Michael Hadschieff of Austria won the bronze medal in 1:52.31.

The previous world record was 1:52.50 set in Calgary last December by Igor Zhelezovsky of the Soviet Union. On Saturday, Zhelezovsky tired in the final 100 meters and finished fourth in 1:52.63.

Jansen fell twice last week in races he was trying to win for his sister, who died of leukemia on the opening day of the speed skating competition.

Flaim finished fourth in his first two Olympic races--the 1,000 and 5,000. His medal is the first in speed skating for the United States since the 1980 Games at Lake Placid, N.Y., when Eric Heiden won five gold medals.
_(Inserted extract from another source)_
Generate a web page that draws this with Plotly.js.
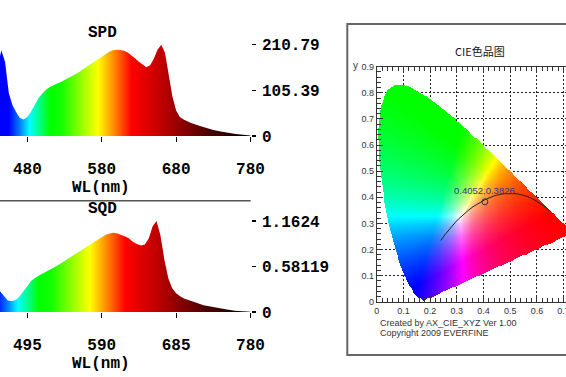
<!DOCTYPE html>
<html><head><meta charset="utf-8">
<script src="https://cdn.plot.ly/plotly-3.0.1.min.js"></script>
<style>
html,body{margin:0;padding:0;overflow:hidden;background:#fff;width:566px;height:377px}
#chart{position:absolute;left:-47px;top:0;width:650px;height:377px}
</style></head><body><div id="chart"></div><script>
// ---- Spectral power distribution (SPD) ----
const spdWl = [380,390,400,410,415,420,425,430,435,440,445,450,455,460,465,470,475,480,485,490,495,500,505,510,515,520,525,530,535,540,545,550,555,560,565,570,575,580,585,590,595,600,605,610,615,620,625,630,635,640,645,650,655,660,665,670,675,680,685,690,695,700,710,720,730,740,750,760,770,780];
const spdVal = [0,0.3,0.8,2,4,9,20,45,95,160,198,171,99,71,55,41.5,38,43.8,56.4,72.6,87.5,98,107,113,117.5,121,124.4,129,132.5,137,143,148.6,154.4,160,166,171.6,177.4,183,190,194.7,198,199.3,198.5,197,193,187,179,171.6,164.7,159,163.6,178.6,199.3,210.79,192,141.7,91,58.8,43.8,38,33.4,30,24.2,18.4,13.8,10.4,6.9,4.6,2.8,1.2];
const spdTicks = [380,480,580,680,780];
const spdYTicks = [0,105.39,210.79];
const spdYText = ['0','105.39','210.79'];

// ---- Spectral quantum distribution (SQD) ----
const sqdWl = [400,410,420,430,440,445,450,455,460,465,470,475,480,485,490,495,500,505,510,515,520,525,530,535,540,545,550,555,560,565,570,575,580,585,590,595,600,605,610,615,620,625,630,635,640,645,650,655,660,665,670,675,680,685,690,695,700,710,720,730,740,750,760,770,780];
const sqdVal = [0.001,0.003,0.03,0.15,0.55,0.74,0.65,0.4,0.264,0.212,0.148,0.142,0.151,0.197,0.264,0.341,0.399,0.438,0.470,0.496,0.521,0.547,0.573,0.605,0.637,0.669,0.702,0.734,0.766,0.798,0.830,0.863,0.897,0.933,0.959,0.987,1.004,1.013,1.004,0.987,0.965,0.940,0.895,0.869,0.850,0.862,0.940,1.094,1.1624,0.978,0.669,0.431,0.303,0.241,0.200,0.174,0.154,0.122,0.086,0.067,0.045,0.031,0.017,0.009,0.003];
const sqdTicks = [400,495,590,685,780];
const sqdYTicks = [0,0.58119,1.1624];
const sqdYText = ['0','0.58119','1.1624'];

// ---- CIE 1931 chromaticity diagram ----
const locusX = [0.1741,0.1740,0.1738,0.1736,0.1733,0.1730,0.1726,0.1721,0.1714,0.1703,0.1689,0.1669,0.1644,0.1611,0.1566,0.1510,0.1440,0.1355,0.1241,0.1096,0.0913,0.0687,0.0454,0.0235,0.0082,0.0039,0.0139,0.0389,0.0743,0.1142,0.1547,0.1929,0.2296,0.2658,0.3016,0.3373,0.3731,0.4087,0.4441,0.4788,0.5125,0.5448,0.5752,0.6029,0.6270,0.6482,0.6658,0.6801,0.6915,0.7006,0.7079,0.7140,0.7190,0.7230,0.7260,0.7283,0.7300,0.7311,0.7320,0.7334,0.7347];
const locusY = [0.0050,0.0050,0.0049,0.0049,0.0048,0.0048,0.0048,0.0048,0.0051,0.0058,0.0069,0.0086,0.0109,0.0138,0.0177,0.0227,0.0297,0.0399,0.0578,0.0868,0.1327,0.2007,0.2950,0.4127,0.5384,0.6548,0.7502,0.8120,0.8338,0.8262,0.8059,0.7816,0.7543,0.7243,0.6923,0.6589,0.6245,0.5896,0.5547,0.5202,0.4866,0.4544,0.4242,0.3965,0.3725,0.3514,0.3340,0.3197,0.3083,0.2993,0.2920,0.2859,0.2809,0.2770,0.2740,0.2717,0.2700,0.2689,0.2680,0.2666,0.2653];
const planckX = [0.6528,0.6251,0.5857,0.5646,0.5267,0.4770,0.4476,0.4369,0.4053,0.3805,0.3608,0.3451,0.3325,0.3221,0.3135,0.3064,0.2952,0.2869,0.2807,0.2719,0.2637,0.2565,0.2501,0.2453,0.2399];
const planckY = [0.3444,0.3674,0.3931,0.4029,0.4133,0.4137,0.4074,0.4041,0.3907,0.3768,0.3636,0.3516,0.3411,0.3318,0.3237,0.3166,0.3048,0.2956,0.2884,0.2776,0.2672,0.2577,0.2489,0.2422,0.2342];
const pointX = [0.4052];
const pointY = [0.3826];
const pointLabel = '0.4052,0.3826';
const cieXTicks = [0,0.1,0.2,0.3,0.4,0.5,0.6,0.7];

// wavelength -> colour scale (style)
const specScale = [
 [0,'#6000a0'],[0.1,'#4000ff'],[0.15,'#0000ff'],[0.1875,'#0000ff'],[0.225,'#0080ff'],
 [0.2575,'#00ffff'],[0.2925,'#00ff80'],[0.325,'#00ff00'],[0.3625,'#10ff00'],[0.4875,'#ffff00'],
 [0.545,'#ff8000'],[0.6,'#ff0000'],[0.65,'#e00000'],[0.7,'#c00000'],[0.785,'#800000'],
 [0.8525,'#500000'],[0.94,'#200000'],[1,'#000000']];

function inside(x,y){
  let c=false; const n=locusX.length;
  for(let i=0,j=n-1;i<n;j=i++){
    const xi=locusX[i],yi=locusY[i],xj=locusX[j],yj=locusY[j];
    if(((yi>y)!==(yj>y)) && (x < (xj-xi)*(y-yi)/(yj-yi)+xi)) c=!c;
  }
  return c;
}
function chroma(x,y){
  const X=x/y,Y=1,Z=(1-x-y)/y;
  let r=3.2406*X-1.5372*Y-0.4986*Z, g=-0.9689*X+1.8758*Y+0.0415*Z, b=0.0557*X-0.2040*Y+1.0570*Z;
  r=Math.max(r,0);g=Math.max(g,0);b=Math.max(b,0);
  const m=Math.max(r,g,b)||1;
  return [Math.round(255*r/m),Math.round(255*g/m),Math.round(255*b/m),1];
}
const step=0.0035, nx=Math.ceil(0.75/step), ny=Math.ceil(0.85/step);
const img=[];
for(let j=0;j<ny;j++){const yy=(j+0.5)*step;const row=[];
  for(let i=0;i<nx;i++){const xx=(i+0.5)*step; row.push(inside(xx,yy)?chroma(xx,yy):[255,255,255,0]);}
  img.push(row);}

const W=650,H=377;
const PX=v=>v/W, PY=v=>1-v/H;
const mono="'Courier New','Liberation Mono',monospace";
const sans="'Liberation Sans',Arial,sans-serif";
const monoFont={family:mono,size:16,weight:'bold',color:'#000'};

const traces=[
 {type:'scatter',x:spdWl,y:spdVal,mode:'lines',line:{width:0,color:'rgba(0,0,0,0)'},fill:'tozeroy',
  fillgradient:{type:'horizontal',colorscale:specScale,start:380,stop:780},xaxis:'x',yaxis:'y',hoverinfo:'skip'},
 {type:'scatter',x:sqdWl,y:sqdVal,mode:'lines',line:{width:0,color:'rgba(0,0,0,0)'},fill:'tozeroy',
  fillgradient:{type:'horizontal',colorscale:specScale,start:380,stop:780},xaxis:'x2',yaxis:'y2',hoverinfo:'skip'},
 {type:'image',z:img,colormodel:'rgba',x0:step/2,dx:step,y0:step/2,dy:step,xaxis:'x3',yaxis:'y3',hoverinfo:'skip'},
 {type:'scatter',x:planckX,y:planckY,mode:'lines',line:{color:'#222',width:1},xaxis:'x3',yaxis:'y3',hoverinfo:'skip'},
 {type:'scatter',x:pointX,y:pointY,mode:'markers',marker:{symbol:'circle-open',size:6,color:'#333',line:{width:1}},xaxis:'x3',yaxis:'y3',hoverinfo:'skip'}
];

const xCommon={ticks:'outside',ticklen:5,tickwidth:1.2,tickcolor:'#000',showgrid:false,zeroline:false,showline:false,tickfont:monoFont,ticklabelstandoff:13,fixedrange:true};
const yCommon={side:'right',ticks:'outside',ticklen:4.3,tickwidth:1.2,tickcolor:'#000',showgrid:false,zeroline:false,showline:false,tickfont:monoFont,tickmode:'array',ticklabelstandoff:3,fixedrange:true};
const yInner={side:'right',ticks:'inside',ticklen:4.3,tickwidth:1.2,tickcolor:'#000',showgrid:false,zeroline:false,showline:false,showticklabels:false,tickmode:'array',fixedrange:true};
const spdTop=(136-40)*210.79/91.3, sqdTop=(312-216)*1.1624/91;
const cieAx={ticks:'inside',ticklen:6,tickcolor:'#333',tickwidth:1,
  minor:{ticks:'inside',tickmode:'linear',tick0:0,dtick:0.02,ticklen:4,tickcolor:'#333',showgrid:false},
  showgrid:true,gridcolor:'#222',griddash:'2px,2px',gridwidth:1,showline:true,linecolor:'#333',linewidth:1,mirror:'ticks',
  zeroline:false,tickfont:{family:sans,size:9,color:'#333'},fixedrange:true};

const layout={
 width:W,height:H,margin:{l:0,r:0,t:0,b:0},paper_bgcolor:'#fff',plot_bgcolor:'rgba(0,0,0,0)',showlegend:false,
 xaxis:Object.assign({},xCommon,{domain:[0,PX(297.5)],range:[380,780],tickmode:'array',tickvals:spdTicks,anchor:'y'}),
 yaxis:Object.assign({},yCommon,{domain:[PY(136),PY(40)],range:[0,spdTop],tickvals:spdYTicks,ticktext:spdYText,anchor:'x'}),
 yaxis5:Object.assign({},yInner,{overlaying:'y',range:[0,spdTop],tickvals:spdYTicks,anchor:'x'}),
 xaxis2:Object.assign({},xCommon,{domain:[0,PX(297.5)],range:[400,780],tickmode:'array',tickvals:sqdTicks,anchor:'y2'}),
 yaxis2:Object.assign({},yCommon,{domain:[PY(312),PY(216)],range:[0,sqdTop],tickvals:sqdYTicks,ticktext:sqdYText,anchor:'x2'}),
 yaxis6:Object.assign({},yInner,{overlaying:'y2',range:[0,sqdTop],tickvals:sqdYTicks,anchor:'x2'}),
 xaxis3:Object.assign({},cieAx,{domain:[PX(423.7),PX(637.3)],range:[0,0.8],anchor:'y3',tickmode:'array',tickvals:cieXTicks}),
 yaxis3:Object.assign({},cieAx,{domain:[PY(301.7),PY(66.7)],range:[0,0.9],anchor:'x3',scaleanchor:false,tickmode:'linear',tick0:0,dtick:0.1}),
 shapes:[
  {type:'line',xref:'paper',yref:'paper',x0:0,x1:PX(297.7),y0:PY(200.7),y1:PY(200.7),line:{color:'#555',width:1.5}},
  {type:'rect',xref:'paper',yref:'paper',x0:PX(394.3),x1:1.05,y0:PY(355),y1:PY(24),line:{color:'#666',width:2}}
 ],
 annotations:[
  {text:'SPD',xref:'paper',yref:'paper',x:PX(149),y:PY(33),showarrow:false,xanchor:'center',yanchor:'middle',font:monoFont},
  {text:'WL(nm)',xref:'paper',yref:'paper',x:PX(148),y:PY(188),showarrow:false,xanchor:'center',yanchor:'middle',font:monoFont},
  {text:'SQD',xref:'paper',yref:'paper',x:PX(149.3),y:PY(209.3),showarrow:false,xanchor:'center',yanchor:'middle',font:monoFont},
  {text:'WL(nm)',xref:'paper',yref:'paper',x:PX(148),y:PY(364),showarrow:false,xanchor:'center',yanchor:'middle',font:monoFont},
  {text:'CIE色品图',xref:'paper',yref:'paper',x:PX(527),y:PY(51),showarrow:false,xanchor:'center',yanchor:'middle',font:{family:"'Noto Sans CJK SC','Liberation Sans',sans-serif",size:11,color:'#111'}},
  {text:'y',xref:'paper',yref:'paper',x:PX(402),y:PY(65),showarrow:false,xanchor:'center',yanchor:'middle',font:{family:sans,size:10,color:'#333'}},
  {text:pointLabel,xref:'x3',yref:'y3',x:pointX[0],y:pointY[0],yshift:11,showarrow:false,xanchor:'center',yanchor:'middle',font:{family:sans,size:9.5,color:'#33338a'}},
  {text:'Created by AX_CIE_XYZ Ver 1.00',xref:'paper',yref:'paper',x:PX(424.7),y:PY(322.7),showarrow:false,xanchor:'left',yanchor:'middle',font:{family:sans,size:9,color:'#333'}},
  {text:'Copyright 2009 EVERFINE',xref:'paper',yref:'paper',x:PX(424.7),y:PY(333.3),showarrow:false,xanchor:'left',yanchor:'middle',font:{family:sans,size:9,color:'#333'}}
 ]
};
Plotly.newPlot('chart',traces,layout,{staticPlot:true,displayModeBar:false});
</script></body></html>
Heiden's Olympic record for the 1,500 was 1:55.44.

Flaim, who will skate the 10,000 meters today, smiled and waved to the crowd as he took his warm-down laps and watched the other skaters.

He has been the lone bright spot for an American team beset by mishap and tragedy.

Jansen and Nick Thometz, the sprinters who were considered to be the United States' top medal contenders before the Games, finished out of the running in both the 500 and 1,000. Jansen fell in both races and Thometz was eighth and 18th.